Entretanto, após provocação da Procuradoria Geral da Fazenda Nacional (PGFN), a Corte teria esclarecido que a isenção alcançaria apenas as verbas trabalhistas de natureza indenizatória decorrentes de condenação judicial.

Conforme se pode observar, essa restrição é descabida e está em rota de colisão com a disposição contida no art. 404 do CCB, que não faz qualquer distinção no tocante à natureza da verba.

Com todo o respeito que a decisão merece, não há como prevalecer o entendimento do e.

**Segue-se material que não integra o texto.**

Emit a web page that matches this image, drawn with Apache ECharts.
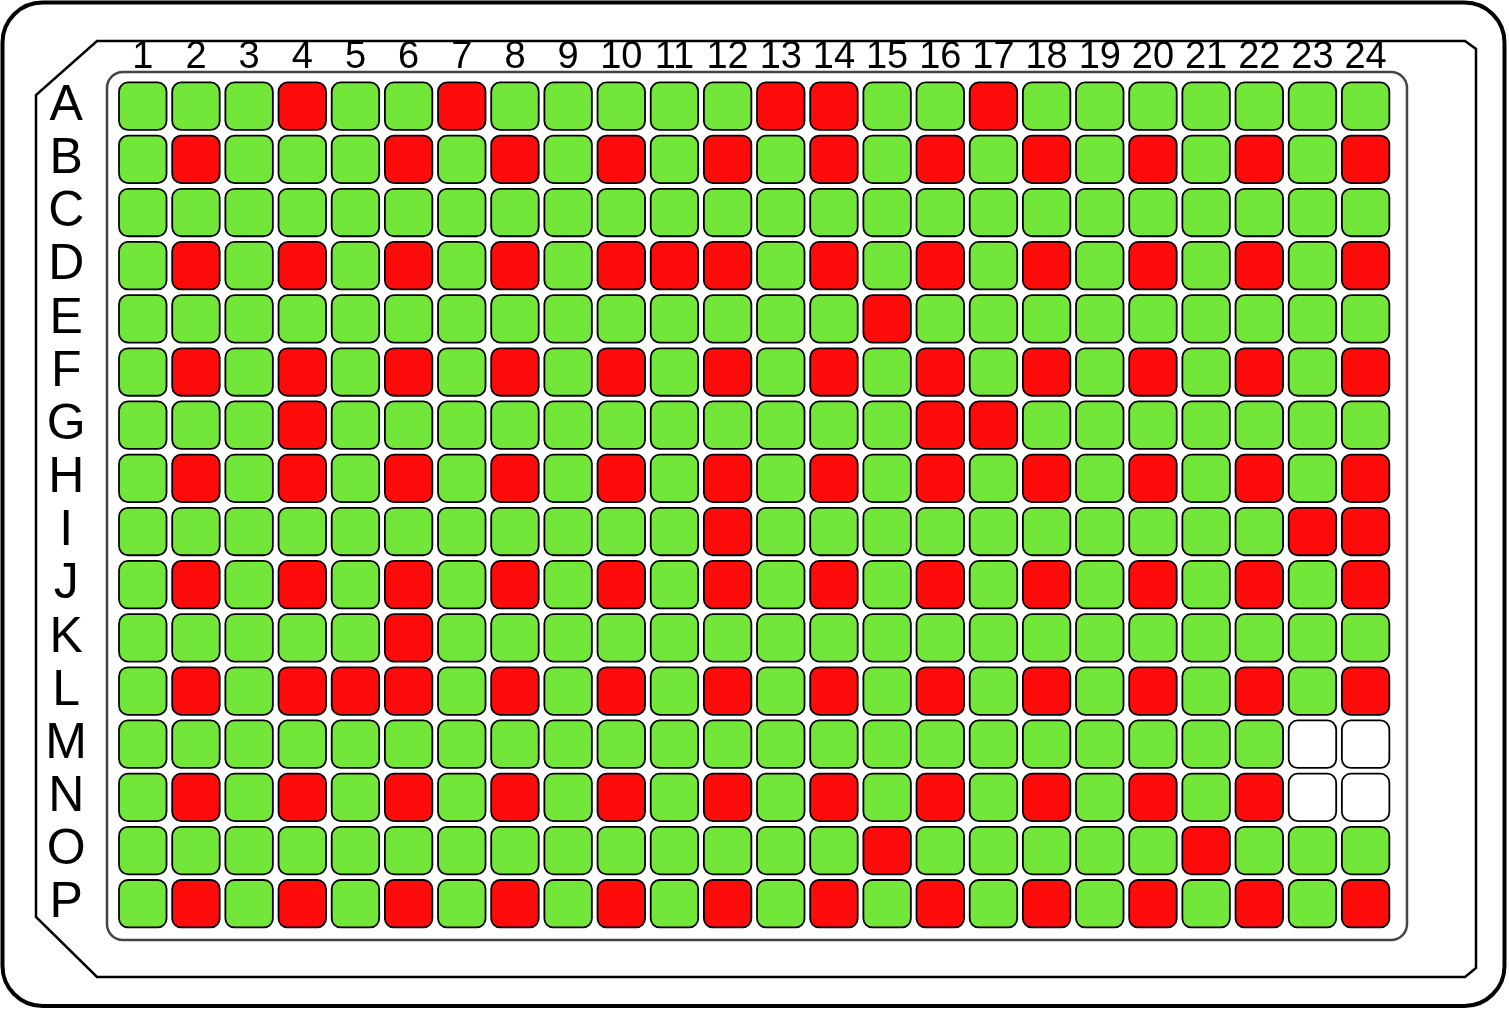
<!DOCTYPE html>
<html>
<head>
<meta charset="utf-8">
<script src="https://cdn.jsdelivr.net/npm/echarts@6/dist/echarts.min.js"></script>
<style>
html,body{margin:0;padding:0;background:#fff;}
#chart{width:1509px;height:1010px;}
</style>
</head>
<body>
<div id="chart"></div>
<script>
// Plate layout: columns and rows
var colLabels = ['1','2','3','4','5','6','7','8','9','10','11','12','13','14','15','16','17','18','19','20','21','22','23','24'];
var rowLabels = ['A','B','C','D','E','F','G','H','I','J','K','L','M','N','O','P'];
// Well status per row: G = green (pass), R = red (hit), W = empty
var rowA = 'GGGRGGRGGGGGRRGGRGGGGGGG';
var rowB = 'GRGGGRGRGRGRGRGRGRGRGRGR';
var rowC = 'GGGGGGGGGGGGGGGGGGGGGGGG';
var rowD = 'GRGRGRGRGRRRGRGRGRGRGRGR';
var rowE = 'GGGGGGGGGGGGGGRGGGGGGGGG';
var rowF = 'GRGRGRGRGRGRGRGRGRGRGRGR';
var rowG = 'GGGRGGGGGGGGGGGRRGGGGGGG';
var rowH = 'GRGRGRGRGRGRGRGRGRGRGRGR';
var rowI = 'GGGGGGGGGGGRGGGGGGGGGGRR';
var rowJ = 'GRGRGRGRGRGRGRGRGRGRGRGR';
var rowK = 'GGGGGRGGGGGGGGGGGGGGGGGG';
var rowL = 'GRGRRRGRGRGRGRGRGRGRGRGR';
var rowM = 'GGGGGGGGGGGGGGGGGGGGGGWW';
var rowN = 'GRGRGRGRGRGRGRGRGRGRGRWW';
var rowO = 'GGGGGGGGGGGGGGRGGGGGRGGG';
var rowP = 'GRGRGRGRGRGRGRGRGRGRGRGR';
var plateRows = [rowA,rowB,rowC,rowD,rowE,rowF,rowG,rowH,rowI,rowJ,rowK,rowL,rowM,rowN,rowO,rowP];

var statusColor = { G: '#73e63a', R: '#fe0c0c', W: '#ffffff' };

var data = [];
plateRows.forEach(function (row, r) {
  for (var c = 0; c < row.length; c++) {
    data.push([c, r, row.charAt(c)]);
  }
});

var chart = echarts.init(document.getElementById('chart'), null, { renderer: 'canvas' });

var option = {
  backgroundColor: '#ffffff',
  animation: false,
  graphic: [
    { type: 'rect', z: -10, silent: true,
      shape: { x: 2.5, y: 2.5, width: 1502, height: 1003.5, r: 40 },
      style: { fill: '#fff', stroke: '#000', lineWidth: 4 } },
    { type: 'polygon', z: -9, silent: true,
      shape: { points: [[97,41],[1465,41],[1476,49],[1476,968],[1465,977],[97,977],[36,917],[36,95]] },
      style: { fill: '#fff', stroke: '#000', lineWidth: 2.5 } },
    { type: 'rect', z: -8, silent: true,
      shape: { x: 107, y: 72, width: 1300, height: 868, r: 16 },
      style: { fill: '#fff', stroke: '#444', lineWidth: 2.5 } }
  ],
  grid: { left: 116.2, top: 79.6, width: 1276, height: 850.7, containLabel: false },
  xAxis: {
    type: 'category', data: colLabels, position: 'top',
    axisLine: { show: false }, axisTick: { show: false }, splitLine: { show: false },
    axisLabel: { interval: 0, margin: 3, color: '#000', fontSize: 38, fontFamily: 'Liberation Sans, Arial, sans-serif' }
  },
  yAxis: {
    type: 'category', data: rowLabels, inverse: true,
    axisLine: { show: false }, axisTick: { show: false }, splitLine: { show: false },
    axisLabel: { interval: 0, margin: 50, align: 'center', color: '#000', fontSize: 50, fontFamily: '"Liberation Sans Narrow", "Liberation Sans", Arial, sans-serif' }
  },
  series: [{
    type: 'custom',
    data: data,
    encode: { x: 0, y: 1 },
    renderItem: function (params, api) {
      var p = api.coord([api.value(0), api.value(1)]);
      var s = api.size([1, 1]);
      var w = s[0] * 0.893, h = s[1] * 0.893;
      var st = data[params.dataIndex][2];
      return {
        type: 'rect',
        shape: { x: p[0] - w / 2, y: p[1] - h / 2, width: w, height: h, r: 9 },
        style: { fill: statusColor[st], stroke: '#000', lineWidth: 1.8 }
      };
    }
  }]
};
chart.setOption(option);
</script>
</body>
</html>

STJ na medida em que pouco importa a natureza da verba trabalhista para se afastar a incidência de imposto de renda sobre os juros de mora, pois, ao receber o seu crédito, por força de sentença condenatória da Justiça do Trabalho, os juros de mora não representam acréscimo salarial, mas sim mera recomposição do valor originariamente devido.

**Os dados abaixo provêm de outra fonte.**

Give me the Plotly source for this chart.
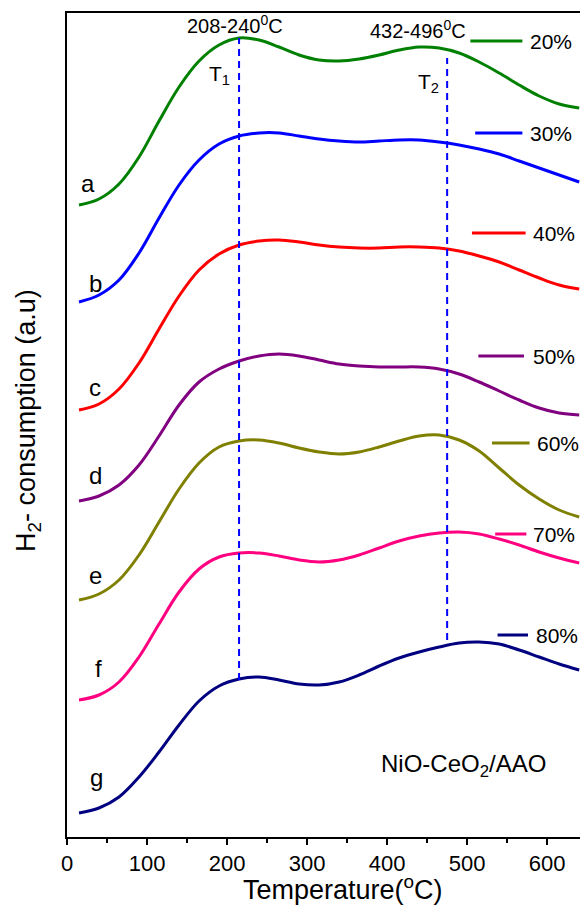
import plotly.graph_objects as go

# Temperature grid (°C)
temperature = [15, 40, 65, 90, 115, 140, 165, 190, 215, 240, 265, 290, 315, 340,
               365, 390, 415, 440, 465, 490, 515, 540, 565, 590, 615, 640]

# H2 consumption (a.u., offset-stacked curves)
curve_a = [632, 638, 653, 680, 716, 750, 776, 792, 799, 797, 790, 782, 777, 776,
           778, 782, 787, 790, 789, 784, 775, 764, 752, 741, 733, 729]
curve_b = [535, 542, 557, 584, 619, 652, 677, 693, 701, 704, 704, 701, 698, 696,
           695, 696, 697, 697, 695, 692, 688, 683, 676, 669, 662, 655]
curve_c = [427, 433, 448, 474, 508, 541, 567, 583, 592, 596, 597, 595, 592, 590,
           589, 589, 590, 590, 589, 586, 581, 575, 567, 559, 552, 548]
curve_d = [336, 341, 352, 372, 401, 432, 455, 468, 476, 481, 483, 481, 477, 473,
           471, 470, 470, 470, 468, 463, 455, 446, 437, 429, 424, 422]
curve_e = [237, 243, 257, 282, 315, 348, 374, 390, 396, 397, 394, 389, 385, 383,
           385, 390, 396, 401, 402, 397, 386, 369, 352, 338, 327, 320]
curve_f = [137, 142, 155, 180, 213, 245, 268, 280, 284, 284, 281, 277, 275, 277,
           282, 289, 296, 301, 304, 305, 303, 298, 292, 285, 279, 274]
curve_g = [24, 29, 40, 60, 85, 112, 136, 151, 158, 160, 157, 153, 152, 155,
           162, 171, 179, 185, 190, 194, 195, 193, 187, 180, 173, 167]

series = [curve_a, curve_b, curve_c, curve_d, curve_e, curve_f, curve_g]
letters = ["a", "b", "c", "d", "e", "f", "g"]
loadings = ["20%", "30%", "40%", "50%", "60%", "70%", "80%"]
colors = ["#008000", "#0000FF", "#FF0000", "#800080", "#808000", "#FF0080", "#000080"]

x_ticks = [0, 100, 200, 300, 400, 500, 600]
peak_T1 = 215
peak_T2 = 475

FONT = "Arial, Liberation Sans, sans-serif"

fig = go.Figure()
for ys, name, col in zip(series, loadings, colors):
    fig.add_trace(go.Scatter(x=temperature, y=ys, mode="lines", name=name,
                             line=dict(color=col, width=3, shape="spline", smoothing=1.0),
                             showlegend=False, hoverinfo="skip"))

shapes = []
# dashed guide lines for T1 and T2
shapes.append(dict(type="line", xref="x", yref="y", x0=peak_T1, x1=peak_T1, y0=157, y1=799,
                   line=dict(color="#0000FF", width=2, dash="7px,5px")))
shapes.append(dict(type="line", xref="x", yref="y", x0=peak_T2, x1=peak_T2, y0=197, y1=779,
                   line=dict(color="#0000FF", width=2, dash="7px,5px")))

# legend keys (line segment + label)
key_x0 = [504, 510, 506, 514, 531, 535, 538]
key_x1 = [569, 569, 573, 571, 578, 574, 576]
key_y = [796, 704, 604, 481, 394, 303, 202]
text_x = [576, 576, 580, 580, 585, 580, 584]
for x0, x1, yk, col in zip(key_x0, key_x1, key_y, colors):
    shapes.append(dict(type="line", xref="x", yref="y", x0=x0, x1=x1, y0=yk, y1=yk,
                       line=dict(color=col, width=3)))

annotations = []
for tx, yk, lab in zip(text_x, key_y, loadings):
    annotations.append(dict(x=tx, y=yk, xref="x", yref="y", text=lab, showarrow=False,
                            xanchor="left", yanchor="middle", font=dict(size=21, color="black")))

letter_x = [26, 35, 35, 36, 36, 39, 37]
letter_y = [654, 554, 450, 362, 262, 169, 60]
for lx, ly, lt in zip(letter_x, letter_y, letters):
    annotations.append(dict(x=lx, y=ly, xref="x", yref="y", text=lt, showarrow=False,
                            xanchor="center", yanchor="middle", font=dict(size=24, color="black")))

annotations += [
    dict(x=210, y=813, xref="x", yref="y", text="208-240<sup>0</sup>C", showarrow=False,
         xanchor="center", yanchor="middle", font=dict(size=20, color="black")),
    dict(x=439, y=808, xref="x", yref="y", text="432-496<sup>0</sup>C", showarrow=False,
         xanchor="center", yanchor="middle", font=dict(size=20, color="black")),
    dict(x=191, y=762, xref="x", yref="y", text="T<sub>1</sub>", showarrow=False,
         xanchor="center", yanchor="middle", font=dict(size=21, color="black")),
    dict(x=452, y=754, xref="x", yref="y", text="T<sub>2</sub>", showarrow=False,
         xanchor="center", yanchor="middle", font=dict(size=21, color="black")),
    dict(x=495, y=72, xref="x", yref="y", text="NiO-CeO<sub>2</sub>/AAO", showarrow=False,
         xanchor="center", yanchor="middle", font=dict(size=24, color="black")),
    dict(x=0.538, y=-0.062, xref="paper", yref="paper", text="Temperature(<sup>o</sup>C)",
         showarrow=False, xanchor="center", yanchor="middle", font=dict(size=27, color="black")),
    dict(x=-0.076, y=0.505, xref="paper", yref="paper", text="H<sub>2</sub>- consumption (a.u)",
         showarrow=False, xanchor="center", yanchor="middle", textangle=-90,
         font=dict(size=27, color="black")),
]

fig.update_layout(
    width=580, height=908,
    margin=dict(l=67, r=0, t=13, b=71, autoexpand=False),
    paper_bgcolor="white", plot_bgcolor="white",
    font=dict(family=FONT, color="black"),
    shapes=shapes, annotations=annotations,
    xaxis=dict(range=[0, 641], tickvals=x_ticks, ticks="outside", ticklen=6, tickwidth=2,
               tickcolor="black", tickfont=dict(size=22, color="black"),
               minor=dict(dtick=50, tick0=0, ticks="outside", ticklen=4, tickwidth=2,
                          tickcolor="black"),
               showline=True, linecolor="black", linewidth=2, mirror=True,
               showgrid=False, zeroline=False),
    yaxis=dict(range=[0, 824], showticklabels=False, ticks="", showline=True,
               linecolor="black", linewidth=2, showgrid=False, zeroline=False),
)

fig.write_html("out.html", config={"displayModeBar": False},
               post_script="document.body.style.margin='0';document.body.style.overflow='hidden';")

Com efeito, a recente decisão proferida pelo STJ, além de provocar grave insegurança jurídica, contraria o entendimento pacificado por seus próprios membros há anos atrás, que construíram sólida jurisprudência com base na interpretação do art. 404 do Código Civil brasileiro.

5. Conclusão
Diante das considerações acima expostas, apresentamos as seguintes conclusões:
a) após a entrada em vigor do Código Civil de 2002, a jurisprudência trabalhista firmou entendimento no sentido de que não havia incidência de imposto de renda sobre juros de mora em razão da disposição contida no art. 404 do CCB;
b) o caput e o parágrafo único do artigo 404 do Código Civil consagram nítida distinção entre os juros de mora e o prejuízo sofrido e os lucros cessantes. Isso com o claro objetivo de que a indenização pelo inadimplemento das obrigações de pagamento em pecúnia fosse a mais ampla possível, insuscetível de diminuição patrimonial pela incidência do imposto de renda sobre o valor dos juros, inobstante a natureza indenizatória ou salarial da obrigação pecuniária descumprida;
c) a sanha arrecadadora do Fisco fez com que o Superior Tribunal de Justiça alterasse de forma radical a sua jurisprudência, que, após a vigência do Código Civil de 2002, passou a interpretar de forma justa o artigo 404 do referido diploma;
d) a decisão do STJ contraria os seus próprios precedentes, além de divergir da jurisprudência pacificada pelo Tribunal Superior do Trabalho;
e) caso prevaleça o entendimento manifestado pela 1ª Seção do Superior Tribunal de Justiça em 22 de maio de 2013, restará violado o artigo 404 do CCB, e o trabalhador sofrerá diminuição patrimonial em razão da incidência do imposto de renda sobre o valor dos juros decorrentes do pagamento de créditos trabalhistas oriundos das condenações.